Conhecem alguma outra claque cujo nome termina em “Boys”, e em cujo símbolo constem também duas letras iguais, no caso invertidas?
Exacto, é essa mesmo. A tal que é ilegal, e que tem uma arrecadaçãozinha no Estádio da Lucy, onde se encontram coisas interessantes. E porque é que há esta similitude entre as designações destas duas claques?
Quem não as conheça, poderá dizer: “Olha que coincidência engraçada!”
Quem conhece os seus elementos, trata alguns por tu desde os tempos de escola, sabe bem o porquê, e tem tudo a ver, claro está, com aquele ou aqueles, que são os clubes do seu coração.

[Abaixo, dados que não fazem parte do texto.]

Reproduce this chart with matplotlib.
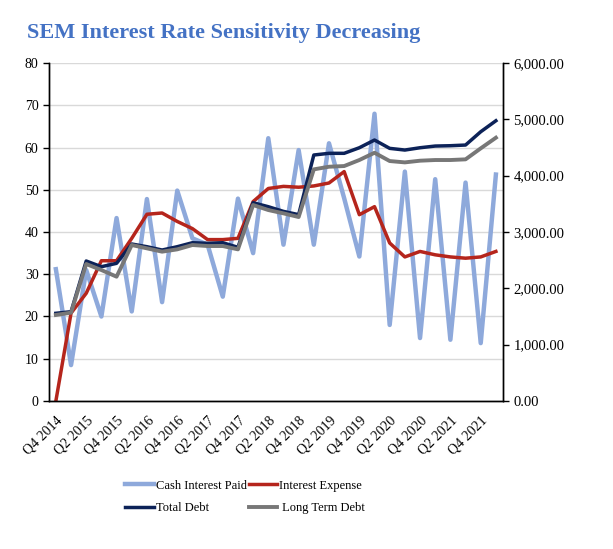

Por isso, há um pequeno pormenor que é omitido naqueles comentários, e que eu também presenciei no dia em questão. O autocarro do FC Porto foi perseguido e apedrejado até à saída da cidade, quem o perseguiu e apedrejou trajava as camisolas alvi-negras da claque do Farense, só que, por baixo destas a cor era outra.
Isto vi eu, não foi preciso que alguém me viesse relatar. Mais tarde, preocupados com as eventuais consequências da situação, apareceram outros sócios do Farense a falar do sucedido, e do facto de o clube ir arcar com as responsabilidades dos actos de uns quantos energúmenos. Como penso que veio a suceder.
Portanto, pregadores da moral, dos bons costumes, da verdade desportiva e quejandos, deixem-se de tretas. Os Bons não estão todos de um só lado, nem os Maus do outro.
Foi feio o que aconteceu no Dragão Caixa? Pois foi. Não há violência boa e violência má, apenas violência condenável? Também é verdade, assim como a violência não pode servir de álibi para mais uma rodada da dita.
Porém, “antros”, no dizer do autor do texto que despoletou este meu longo desabafo, como o Dragão Caixa, há-os por todo lado, basta que neles se reúnam umas quantas dúzias de grunhos, sem que faça grande destrinça entre os que provocam e os que respondem desporporcionada e despropositadamente.
Apenas separo os que assim agiram porque, verdadeiramente se sentiram ofendidos por um grunho, daqueles, se é que os houve, por exemplo, no caso do Dragão Caixa, que apenas tinham por motivação obstar a que um adversário recebesse um título na sua casa.
Porque os grunhos, por muito que custe a alguns aceitar, são de todas as cores (clubísticas).